PROBLEM TO WORK ON: Return the lines that follow, exactly as they appear, from the first through the one containing "var leftCritical = [0.856, 0.1237];"; no pictures are to be included.

GIVEN DATA:
__________

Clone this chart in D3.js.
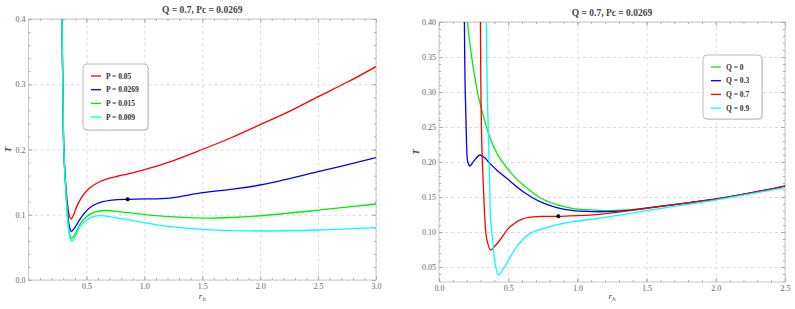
<!DOCTYPE html>
<html>
<head>
<meta charset="utf-8">
<script src="https://cdn.jsdelivr.net/npm/d3@7"></script>
<style>
  body { margin: 0; background: #fff; }
  .tick text { font-family: "Liberation Serif", serif; fill: #666; }
  .grid line { stroke: #dcdcdc; stroke-dasharray: 3,3; }
</style>
</head>
<body>
<svg id="chart" width="795" height="309"></svg>
<script>
// Left panel: T(r_h) for several pressures, Q = 0.7
var leftLabels = ["P = 0.05", "P = 0.0269", "P = 0.015", "P = 0.009"];
var leftColors = ["#ff0000", "#0000ff", "#00ee00", "#00ffff"];
var leftRed = [[0.287,0.43],[0.296,0.3],[0.305,0.2],[0.32,0.15],[0.34,0.112],[0.355,0.097],[0.368,0.0935],[0.385,0.098],[0.42,0.114],[0.46,0.127],[0.5,0.136],[0.55,0.144],[0.62,0.151],[0.7,0.156],[0.77,0.159],[0.87,0.163],[1.0,0.169],[1.22,0.181],[1.5,0.200],[1.75,0.218],[2.0,0.238],[2.27,0.26],[2.5,0.281],[2.75,0.303],[3.0,0.327]];
var leftBlue = [[0.287,0.43],[0.296,0.3],[0.305,0.2],[0.322,0.14],[0.34,0.1],[0.355,0.08],[0.37,0.0745],[0.39,0.078],[0.42,0.086],[0.45,0.095],[0.5,0.106],[0.55,0.1135],[0.62,0.119],[0.74,0.1228],[0.856,0.1237],[1.0,0.1242],[1.22,0.1255],[1.5,0.1338],[1.75,0.139],[2.0,0.1456],[2.5,0.166],[3.0,0.1875]];
var leftGreen = [[0.287,0.43],[0.296,0.3],[0.305,0.2],[0.323,0.135],[0.34,0.092],[0.355,0.07],[0.372,0.064],[0.4,0.07],[0.45,0.087],[0.5,0.097],[0.56,0.1035],[0.66,0.1065],[0.8,0.1045],[1.0,0.1005],[1.22,0.097],[1.5,0.0948],[1.75,0.0958],[2.0,0.0985],[2.5,0.107],[3.0,0.1165]];
var leftCyan = [[0.287,0.43],[0.296,0.3],[0.305,0.2],[0.324,0.13],[0.34,0.088],[0.357,0.066],[0.375,0.0598],[0.4,0.066],[0.45,0.083],[0.5,0.0915],[0.56,0.097],[0.62,0.0986],[0.75,0.0955],[1.0,0.0879],[1.22,0.0817],[1.5,0.0777],[1.75,0.0757],[2.0,0.0751],[2.5,0.0766],[3.0,0.0803]];
var leftCritical = [0.856, 0.1237];

// Right panel: T(r_h) for several charges, P = Pc
var rightLabels = ["Q = 0", "Q = 0.3", "Q = 0.7", "Q = 0.9"];
var rightColors = ["#00ee00", "#0000ff", "#ff0000", "#00ffff"];
var rightGreen = [[0.2,0.41],[0.225,0.366],[0.25,0.332],[0.28,0.298],[0.308,0.275],[0.34,0.252],[0.368,0.235],[0.42,0.212],[0.489,0.192],[0.55,0.178],[0.609,0.167],[0.73,0.149],[0.85,0.139],[0.97,0.1335],[1.09,0.1315],[1.21,0.1305],[1.35,0.1315],[1.5,0.1345],[1.75,0.1405],[2.0,0.147],[2.25,0.1555],[2.5,0.1657]];
var rightBlue = [[0.183,0.41],[0.188,0.317],[0.196,0.25],[0.2,0.222],[0.208,0.2],[0.224,0.1943],[0.25,0.201],[0.296,0.21],[0.33,0.206],[0.368,0.198],[0.42,0.188],[0.489,0.1767],[0.609,0.1576],[0.73,0.1433],[0.85,0.1348],[0.97,0.1305],[1.21,0.129],[1.35,0.1305],[1.5,0.1342],[1.75,0.1405],[2.0,0.1472],[2.25,0.1558],[2.5,0.166]];
var rightRed = [[0.299,0.41],[0.303,0.3],[0.31,0.22],[0.322,0.16],[0.332,0.117],[0.345,0.09],[0.373,0.0743],[0.4,0.079],[0.44,0.0886],[0.513,0.1076],[0.609,0.119],[0.73,0.1222],[0.862,0.1224],[1.09,0.124],[1.3,0.1283],[1.5,0.1338],[1.75,0.1403],[2.0,0.147],[2.25,0.1555],[2.5,0.1657]];
var rightCyan = [[0.342,0.41],[0.349,0.3],[0.356,0.246],[0.366,0.17],[0.373,0.117],[0.388,0.0886],[0.405,0.0552],[0.429,0.0386],[0.455,0.0445],[0.489,0.0552],[0.561,0.079],[0.658,0.098],[0.8,0.1076],[0.97,0.1147],[1.09,0.118],[1.3,0.124],[1.5,0.1305],[1.75,0.138],[2.0,0.1457],[2.25,0.1545],[2.5,0.1633]];
var rightCritical = [0.862, 0.1224];

var svg = d3.select("#chart");
var serif = "Liberation Serif, Times New Roman, serif";

function drawPanel(p) {
    var x = d3.scaleLinear().domain(p.xDomain).range([p.left, p.right]);
    var y = d3.scaleLinear().domain(p.yDomain).range([p.bottom, p.top]);
    var g = svg.append("g");
    var w = p.right - p.left, h = p.bottom - p.top;

    // dashed grid at major ticks
    g.append("g").attr("class", "grid")
        .attr("transform", "translate(0," + p.bottom + ")")
        .call(d3.axisBottom(x).tickValues(p.xTicks).tickSize(-h).tickFormat(""))
        .call(function(s) { s.select(".domain").remove(); });
    g.append("g").attr("class", "grid")
        .attr("transform", "translate(" + p.left + ",0)")
        .call(d3.axisLeft(y).tickValues(p.yTicks).tickSize(-w).tickFormat(""))
        .call(function(s) { s.select(".domain").remove(); });

    // frame
    g.append("rect").attr("x", p.left).attr("y", p.top).attr("width", w).attr("height", h)
        .attr("fill", "none").attr("stroke", "#c8c8c8").attr("stroke-width", 1);

    // ticks on all four sides, pointing in
    function ticks(axisFn, scale, vals, size, tr, fmt) {
        var a = g.append("g").attr("transform", tr)
            .call(axisFn(scale).tickValues(vals).tickSizeInner(size).tickSizeOuter(0).tickPadding(4).tickFormat(fmt));
        a.select(".domain").remove();
        a.selectAll(".tick line").attr("stroke", "#b0b0b0");
        a.selectAll(".tick text").style("font-size", "8px");
        return a;
    }
    var minorX = d3.range(p.xDomain[0], p.xDomain[1] + 1e-9, p.xMinor);
    var minorY = d3.range(Math.ceil(p.yDomain[0] / p.yMinor - 1e-9) * p.yMinor, p.yDomain[1] + 1e-9, p.yMinor);
    ticks(d3.axisBottom, x, minorX, -2, "translate(0," + p.bottom + ")", "");
    ticks(d3.axisTop, x, minorX, -2, "translate(0," + p.top + ")", "");
    ticks(d3.axisLeft, y, minorY, -2, "translate(" + p.left + ",0)", "");
    ticks(d3.axisRight, y, minorY, -2, "translate(" + p.right + ",0)", "");
    ticks(d3.axisBottom, x, p.xTicks, -4, "translate(0," + p.bottom + ")", d3.format(".1f"))
        .selectAll(".tick text").attr("y", 3);
    ticks(d3.axisTop, x, p.xTicks, -4, "translate(0," + p.top + ")", "");
    ticks(d3.axisLeft, y, p.yTicks, -4, "translate(" + p.left + ",0)", d3.format(p.yFormat))
        .selectAll(".tick text").attr("x", -3);
    ticks(d3.axisRight, y, p.yTicks, -4, "translate(" + p.right + ",0)", "");

    // curves
    var clipId = "clip" + p.id;
    svg.append("clipPath").attr("id", clipId).append("rect")
        .attr("x", p.left).attr("y", p.top).attr("width", w).attr("height", h);
    var line = d3.line()
        .x(function(d) { return x(d[0]); })
        .y(function(d) { return y(d[1]); })
        .curve(d3.curveCatmullRom.alpha(0.5));
    g.append("g").attr("clip-path", "url(#" + clipId + ")")
        .selectAll("path").data(p.series).enter().append("path")
        .attr("d", line)
        .attr("fill", "none")
        .attr("stroke", function(d, i) { return p.colors[i]; })
        .attr("stroke-width", 1.3);

    g.append("circle").attr("cx", x(p.critical[0])).attr("cy", y(p.critical[1]))
        .attr("r", 2).attr("fill", "#000");

    // title and axis labels
    g.append("text").attr("x", (p.left + p.right) / 2).attr("y", p.titleY)
        .attr("text-anchor", "middle").style("font-family", serif).style("font-size", "9.5px")
        .style("font-weight", "bold").style("fill", "#444").text("Q = 0.7, Pc = 0.0269");
    g.append("text").attr("transform", "translate(" + p.tLabelX + "," + ((p.top + p.bottom) / 2) + ") rotate(-90)")
        .attr("text-anchor", "middle").style("font-family", serif).style("font-size", "9px")
        .style("font-style", "italic").style("font-weight", "bold").style("fill", "#444").text("T");
    var rl = g.append("text").attr("x", (p.left + p.right) / 2).attr("y", 299)
        .attr("text-anchor", "middle").style("font-family", serif).style("font-size", "9px")
        .style("font-style", "italic").style("fill", "#444");
    rl.append("tspan").text("r");
    rl.append("tspan").attr("dy", 2).style("font-size", "6.5px").text("h");

    // legend
    var lg = g.append("g").attr("transform", "translate(" + p.legend[0] + "," + p.legend[1] + ")");
    lg.append("rect").attr("x", 1).attr("y", 1).attr("width", p.legend[2]).attr("height", p.legend[3])
        .attr("rx", 4).attr("fill", "#e6e6e6");
    lg.append("rect").attr("width", p.legend[2]).attr("height", p.legend[3])
        .attr("rx", 4).attr("fill", "#fff").attr("stroke", "#a8a8a8").attr("stroke-width", 0.8);
    p.labels.forEach(function(lab, i) {
        var yy = 12 + i * 13.7;
        lg.append("line").attr("x1", 8).attr("x2", 18).attr("y1", yy).attr("y2", yy)
            .attr("stroke", p.colors[i]).attr("stroke-width", 1.3);
        lg.append("text").attr("x", 23).attr("y", yy + 2.6)
            .style("font-family", serif).style("font-size", "7.5px").style("font-weight", "bold")
            .style("fill", "#333").text(lab);
    });
}

drawPanel({
    id: "L", left: 28.5, right: 376, top: 19, bottom: 280,
    xDomain: [0, 3], yDomain: [0, 0.4],
    xTicks: [0.5, 1.0, 1.5, 2.0, 2.5, 3.0], yTicks: [0, 0.1, 0.2, 0.3, 0.4],
    xMinor: 0.1, yMinor: 0.02, yFormat: ".1f",
    series: [leftRed, leftBlue, leftGreen, leftCyan], colors: leftColors, labels: leftLabels,
    critical: leftCritical, titleY: 13, tLabelX: 11,
    legend: [83, 64, 65, 66]
});

drawPanel({
    id: "R", left: 439, right: 785, top: 22, bottom: 282,
    xDomain: [0, 2.5], yDomain: [0.0286, 0.4],
    xTicks: [0, 0.5, 1.0, 1.5, 2.0, 2.5], yTicks: [0.05, 0.1, 0.15, 0.2, 0.25, 0.3, 0.35, 0.4],
    xMinor: 0.1, yMinor: 0.01, yFormat: ".2f",
    series: [rightGreen, rightBlue, rightRed, rightCyan], colors: rightColors, labels: rightLabels,
    critical: rightCritical, titleY: 16, tLabelX: 419,
    legend: [703, 55, 59, 64]
});
</script>
</body>
</html>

__________

CORRECT RESPONSE:
Clone this chart in D3.js.
<!DOCTYPE html>
<html>
<head>
<meta charset="utf-8">
<script src="https://cdn.jsdelivr.net/npm/d3@7"></script>
<style>
  body { margin: 0; background: #fff; }
  .tick text { font-family: "Liberation Serif", serif; fill: #666; }
  .grid line { stroke: #dcdcdc; stroke-dasharray: 3,3; }
</style>
</head>
<body>
<svg id="chart" width="795" height="309"></svg>
<script>
// Left panel: T(r_h) for several pressures, Q = 0.7
var leftLabels = ["P = 0.05", "P = 0.0269", "P = 0.015", "P = 0.009"];
var leftColors = ["#ff0000", "#0000ff", "#00ee00", "#00ffff"];
var leftRed = [[0.287,0.43],[0.296,0.3],[0.305,0.2],[0.32,0.15],[0.34,0.112],[0.355,0.097],[0.368,0.0935],[0.385,0.098],[0.42,0.114],[0.46,0.127],[0.5,0.136],[0.55,0.144],[0.62,0.151],[0.7,0.156],[0.77,0.159],[0.87,0.163],[1.0,0.169],[1.22,0.181],[1.5,0.200],[1.75,0.218],[2.0,0.238],[2.27,0.26],[2.5,0.281],[2.75,0.303],[3.0,0.327]];
var leftBlue = [[0.287,0.43],[0.296,0.3],[0.305,0.2],[0.322,0.14],[0.34,0.1],[0.355,0.08],[0.37,0.0745],[0.39,0.078],[0.42,0.086],[0.45,0.095],[0.5,0.106],[0.55,0.1135],[0.62,0.119],[0.74,0.1228],[0.856,0.1237],[1.0,0.1242],[1.22,0.1255],[1.5,0.1338],[1.75,0.139],[2.0,0.1456],[2.5,0.166],[3.0,0.1875]];
var leftGreen = [[0.287,0.43],[0.296,0.3],[0.305,0.2],[0.323,0.135],[0.34,0.092],[0.355,0.07],[0.372,0.064],[0.4,0.07],[0.45,0.087],[0.5,0.097],[0.56,0.1035],[0.66,0.1065],[0.8,0.1045],[1.0,0.1005],[1.22,0.097],[1.5,0.0948],[1.75,0.0958],[2.0,0.0985],[2.5,0.107],[3.0,0.1165]];
var leftCyan = [[0.287,0.43],[0.296,0.3],[0.305,0.2],[0.324,0.13],[0.34,0.088],[0.357,0.066],[0.375,0.0598],[0.4,0.066],[0.45,0.083],[0.5,0.0915],[0.56,0.097],[0.62,0.0986],[0.75,0.0955],[1.0,0.0879],[1.22,0.0817],[1.5,0.0777],[1.75,0.0757],[2.0,0.0751],[2.5,0.0766],[3.0,0.0803]];
var leftCritical = [0.856, 0.1237];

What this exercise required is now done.